For sanitation, the BioHome has a solar toilet that converts human waste to usable methane and prepares it for composting.

“The solar toilet requires no plumbing, no water,” Dilley says. “The solar toilet works fine in any outside temperature. All you need is sunlight for a little while. It functions in the same line as the BioHome.”

Today, anyone wanting to build a BioHome can do so easily with Dilley’s help, he says.

“Project BioHome has reached a point where it is a kit home,” he says. “You buy the components off the Web site. I go out as a consultant to help you with it. The BioHome can be tailored to one’s need. Mine is just one of the many different shapes that it can be done.”

The main reason people should buy into the concept of the BioHome, Dilley says, is that it puts a stop to the continuous depletion of natural resources.

“Our power is going up, and we have blackouts—those kinds of things. The system is overloaded,” he says. “The only way around this is to close the system down entirely at home; have the home process and do whatever it needs to sustain life within.”

The main issue with the BioHome seems to be its unusual look. Despite the low construction costs—around $30-$35 per square foot, as opposed to the conventional construction cost of $150 per square feet—people tend to be averse to adopting a new architectural form.

“The reason why people call it ugly is that it is unconventional,” Martinson says. “A good Architectural Digest or Home and Garden magazine shows what goes into a beautiful [conventional] home. If a person is willing to pay for that kind of complexity, then BioHome is not meant for him. It is an aesthetic judgment. The BioHome offers the aesthetics of simplicity. Just simple, clean curves.”

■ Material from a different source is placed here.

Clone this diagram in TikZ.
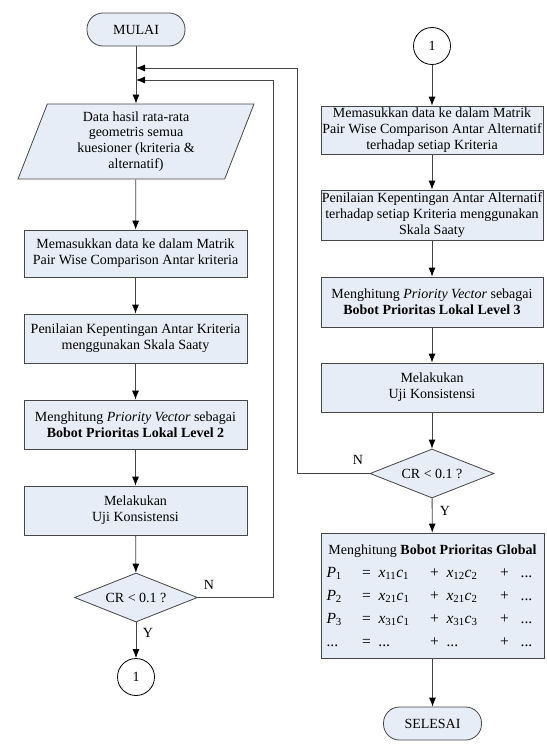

But whether the home is what it purports to be is anyone’s guess. In contrast with other entrepreneurs, Martinson says he has his customers sign a confidentiality agreement. Why he would do this is not clear, since most businesspeople crave publicity for their products. And he would not disclose the location of homes so photographs could be taken. The photo accompanying this story was supplied by the company.